- THE REQUEST:
Reproduce every record below exactly as written, but leave out any pictures.

SOURCE RECORDS start

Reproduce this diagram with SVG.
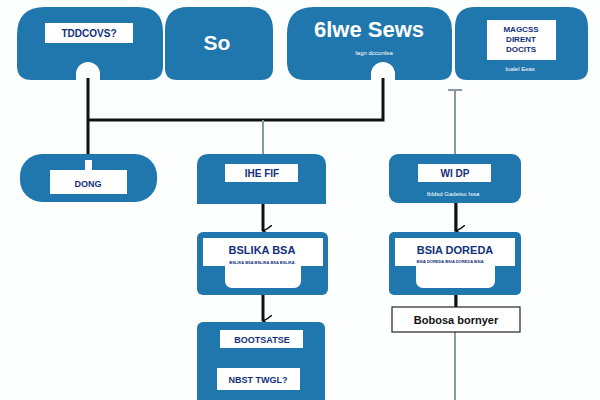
<svg xmlns="http://www.w3.org/2000/svg" width="600" height="400" viewBox="0 0 600 400">
<defs>
<style>
.n{fill:#1f77ae}
.lb{fill:#fff}
.t{font-family:"Liberation Sans",Arial,sans-serif;font-weight:bold;fill:#12307a;text-anchor:middle}
.w{font-family:"Liberation Sans",Arial,sans-serif;fill:#fff;text-anchor:middle}
.k{stroke:#111;stroke-width:3;fill:none}
.g{stroke:#8a9aa3;stroke-width:2;fill:none}
</style>
<marker id="ah" viewBox="0 0 12 10" refX="6" refY="9" markerWidth="12" markerHeight="10" orient="auto" markerUnits="userSpaceOnUse">
<path d="M0,0 Q4,4 6,9 Q8,4 12,0" fill="none" stroke="#111" stroke-width="1.5"/>
</marker>
</defs>
<rect width="600" height="400" fill="#fdfefe"/>
<g id="connectors">
<path class="k" d="M88,78 V160"/>
<path class="k" d="M88,120 H383 V78"/>
<path class="g" d="M263,120 V155"/>
<path class="g" d="M455,90 V400"/>
<path class="g" d="M448,90 H462"/>
<path class="k" d="M263,199 V231" marker-end="url(#ah)"/>
<path class="k" d="M263,292 V321" marker-end="url(#ah)"/>
<path class="k" d="M456,199 V231" marker-end="url(#ah)"/>
<path class="k" d="M456,292 V308"/>
</g>
<g id="node1">
<path class="n" d="M45,7 H138 Q163,7 163,32 V66 Q163,80 149,80 H100 V74 A12,12 0 0 0 76,74 V80 H32 Q17,80 17,66 V35 Q17,7 45,7 Z"/>
<rect class="lb" x="45" y="23" width="88" height="20"/>
<text class="t" x="89" y="37" font-size="10">TDDCOVS?</text>
</g>
<g id="node2">
<path class="n" d="M188,7 H250 Q273,7 273,30 V68 Q273,80 261,80 H177 Q165,80 165,68 V30 Q165,7 188,7 Z"/>
<text class="w" x="217" y="50" font-size="21" font-weight="bold">So</text>
</g>
<g id="node3">
<path class="n" d="M314,7 H428 Q452,7 452,31 V68 Q452,80 440,80 H395 V74 A12,12 0 0 0 371,74 V80 H305 Q287,80 287,62 V34 Q287,7 314,7 Z"/>
<text class="w" x="369" y="37" font-size="22" font-weight="bold">6lwe Sews</text>
<text class="w" x="374" y="55" font-size="6">Iagn dcconfea</text>
</g>
<g id="node4">
<path class="n" d="M475,7 H568 Q588,7 588,27 V68 Q588,80 576,80 H467 Q455,80 455,68 V27 Q455,7 475,7 Z"/>
<rect class="lb" x="487" y="20" width="69" height="40"/>
<text class="t" x="521" y="32" font-size="8">MAGCSS</text>
<text class="t" x="521" y="42" font-size="8">DIRENT</text>
<text class="t" x="521" y="52" font-size="8">DOCITS</text>
<text class="w" x="520" y="71" font-size="6">Ioalel Eeas</text>
</g>
<g id="node5">
<rect class="n" x="20" y="154" width="137" height="48" rx="22"/>
<rect class="lb" x="50" y="170" width="77" height="24"/>
<rect class="lb" x="85" y="160" width="7" height="10"/>
<text class="t" x="88" y="187" font-size="9">DONG</text>
</g>
<g id="node6">
<path class="n" d="M209,154 H314 Q326,154 326,166 V204 H197 V166 Q197,154 209,154 Z"/>
<rect class="lb" x="225" y="164" width="73" height="18"/>
<text class="t" x="262" y="177" font-size="10">IHE FIF</text>
</g>
<g id="node7">
<rect class="n" x="197" y="232" width="131" height="63" rx="6"/>
<rect class="lb" x="225" y="255" width="76" height="33" rx="7"/>
<rect class="lb" x="203" y="238" width="120" height="28"/>
<text class="t" x="262" y="254" font-size="11">BSLIKA BSA</text>
<text class="t" x="262" y="264" font-size="4">BSLIKA BSA BSLIKA BSA BSLIKA</text>
</g>
<g id="node8">
<rect class="n" x="197" y="322" width="128" height="90" rx="6"/>
<rect class="lb" x="220" y="330" width="83" height="18"/>
<text class="t" x="262" y="343" font-size="9">BOOTSATSE</text>
<rect class="lb" x="217" y="368" width="83" height="22"/>
<text class="t" x="258" y="383" font-size="9">NBST TWGL?</text>
</g>
<g id="node9">
<rect class="n" x="389" y="154" width="132" height="49" rx="9"/>
<rect class="lb" x="418" y="164" width="73" height="18"/>
<text class="t" x="455" y="177" font-size="10">WI DP</text>
<text class="w" x="453" y="196" font-size="6">Ibldsd Gadeiso Issa</text>
</g>
<g id="node10">
<rect class="n" x="389" y="232" width="132" height="63" rx="5"/>
<rect class="lb" x="416" y="258" width="79" height="30" rx="7"/>
<rect class="lb" x="395" y="238" width="120" height="28"/>
<text class="t" x="455" y="254" font-size="11">BSIA DOREDA</text>
<text class="t" x="450" y="263" font-size="4">BSIA DOREDA BSIA DOREDA BSIA</text>
</g>
<g id="node11">
<rect x="392" y="307" width="128" height="25" fill="#fff" stroke="#222" stroke-width="1.2"/>
<text x="456" y="324" font-size="11" font-weight="bold" font-family="'Liberation Sans',Arial,sans-serif" fill="#111" text-anchor="middle">Bobosa bornyer</text>
</g>
</svg>
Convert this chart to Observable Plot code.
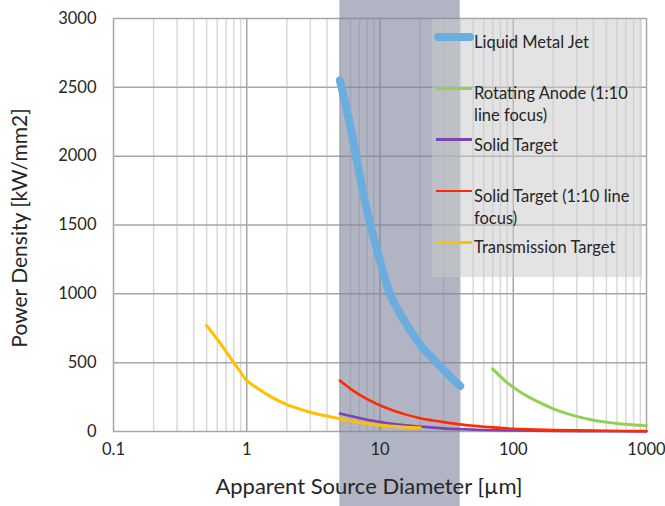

SOURCE RECORDS end

- RESPONSE:
Reproduce this diagram with SVG.
<svg xmlns="http://www.w3.org/2000/svg" width="600" height="400" viewBox="0 0 600 400">
<defs>
<style>
.n{fill:#1f77ae}
.lb{fill:#fff}
.t{font-family:"Liberation Sans",Arial,sans-serif;font-weight:bold;fill:#12307a;text-anchor:middle}
.w{font-family:"Liberation Sans",Arial,sans-serif;fill:#fff;text-anchor:middle}
.k{stroke:#111;stroke-width:3;fill:none}
.g{stroke:#8a9aa3;stroke-width:2;fill:none}
</style>
<marker id="ah" viewBox="0 0 12 10" refX="6" refY="9" markerWidth="12" markerHeight="10" orient="auto" markerUnits="userSpaceOnUse">
<path d="M0,0 Q4,4 6,9 Q8,4 12,0" fill="none" stroke="#111" stroke-width="1.5"/>
</marker>
</defs>
<rect width="600" height="400" fill="#fdfefe"/>
<g id="connectors">
<path class="k" d="M88,78 V160"/>
<path class="k" d="M88,120 H383 V78"/>
<path class="g" d="M263,120 V155"/>
<path class="g" d="M455,90 V400"/>
<path class="g" d="M448,90 H462"/>
<path class="k" d="M263,199 V231" marker-end="url(#ah)"/>
<path class="k" d="M263,292 V321" marker-end="url(#ah)"/>
<path class="k" d="M456,199 V231" marker-end="url(#ah)"/>
<path class="k" d="M456,292 V308"/>
</g>
<g id="node1">
<path class="n" d="M45,7 H138 Q163,7 163,32 V66 Q163,80 149,80 H100 V74 A12,12 0 0 0 76,74 V80 H32 Q17,80 17,66 V35 Q17,7 45,7 Z"/>
<rect class="lb" x="45" y="23" width="88" height="20"/>
<text class="t" x="89" y="37" font-size="10">TDDCOVS?</text>
</g>
<g id="node2">
<path class="n" d="M188,7 H250 Q273,7 273,30 V68 Q273,80 261,80 H177 Q165,80 165,68 V30 Q165,7 188,7 Z"/>
<text class="w" x="217" y="50" font-size="21" font-weight="bold">So</text>
</g>
<g id="node3">
<path class="n" d="M314,7 H428 Q452,7 452,31 V68 Q452,80 440,80 H395 V74 A12,12 0 0 0 371,74 V80 H305 Q287,80 287,62 V34 Q287,7 314,7 Z"/>
<text class="w" x="369" y="37" font-size="22" font-weight="bold">6lwe Sews</text>
<text class="w" x="374" y="55" font-size="6">Iagn dcconfea</text>
</g>
<g id="node4">
<path class="n" d="M475,7 H568 Q588,7 588,27 V68 Q588,80 576,80 H467 Q455,80 455,68 V27 Q455,7 475,7 Z"/>
<rect class="lb" x="487" y="20" width="69" height="40"/>
<text class="t" x="521" y="32" font-size="8">MAGCSS</text>
<text class="t" x="521" y="42" font-size="8">DIRENT</text>
<text class="t" x="521" y="52" font-size="8">DOCITS</text>
<text class="w" x="520" y="71" font-size="6">Ioalel Eeas</text>
</g>
<g id="node5">
<rect class="n" x="20" y="154" width="137" height="48" rx="22"/>
<rect class="lb" x="50" y="170" width="77" height="24"/>
<rect class="lb" x="85" y="160" width="7" height="10"/>
<text class="t" x="88" y="187" font-size="9">DONG</text>
</g>
<g id="node6">
<path class="n" d="M209,154 H314 Q326,154 326,166 V204 H197 V166 Q197,154 209,154 Z"/>
<rect class="lb" x="225" y="164" width="73" height="18"/>
<text class="t" x="262" y="177" font-size="10">IHE FIF</text>
</g>
<g id="node7">
<rect class="n" x="197" y="232" width="131" height="63" rx="6"/>
<rect class="lb" x="225" y="255" width="76" height="33" rx="7"/>
<rect class="lb" x="203" y="238" width="120" height="28"/>
<text class="t" x="262" y="254" font-size="11">BSLIKA BSA</text>
<text class="t" x="262" y="264" font-size="4">BSLIKA BSA BSLIKA BSA BSLIKA</text>
</g>
<g id="node8">
<rect class="n" x="197" y="322" width="128" height="90" rx="6"/>
<rect class="lb" x="220" y="330" width="83" height="18"/>
<text class="t" x="262" y="343" font-size="9">BOOTSATSE</text>
<rect class="lb" x="217" y="368" width="83" height="22"/>
<text class="t" x="258" y="383" font-size="9">NBST TWGL?</text>
</g>
<g id="node9">
<rect class="n" x="389" y="154" width="132" height="49" rx="9"/>
<rect class="lb" x="418" y="164" width="73" height="18"/>
<text class="t" x="455" y="177" font-size="10">WI DP</text>
<text class="w" x="453" y="196" font-size="6">Ibldsd Gadeiso Issa</text>
</g>
<g id="node10">
<rect class="n" x="389" y="232" width="132" height="63" rx="5"/>
<rect class="lb" x="416" y="258" width="79" height="30" rx="7"/>
<rect class="lb" x="395" y="238" width="120" height="28"/>
<text class="t" x="455" y="254" font-size="11">BSIA DOREDA</text>
<text class="t" x="450" y="263" font-size="4">BSIA DOREDA BSIA DOREDA BSIA</text>
</g>
<g id="node11">
<rect x="392" y="307" width="128" height="25" fill="#fff" stroke="#222" stroke-width="1.2"/>
<text x="456" y="324" font-size="11" font-weight="bold" font-family="'Liberation Sans',Arial,sans-serif" fill="#111" text-anchor="middle">Bobosa bornyer</text>
</g>
</svg>
Convert this chart to Observable Plot code.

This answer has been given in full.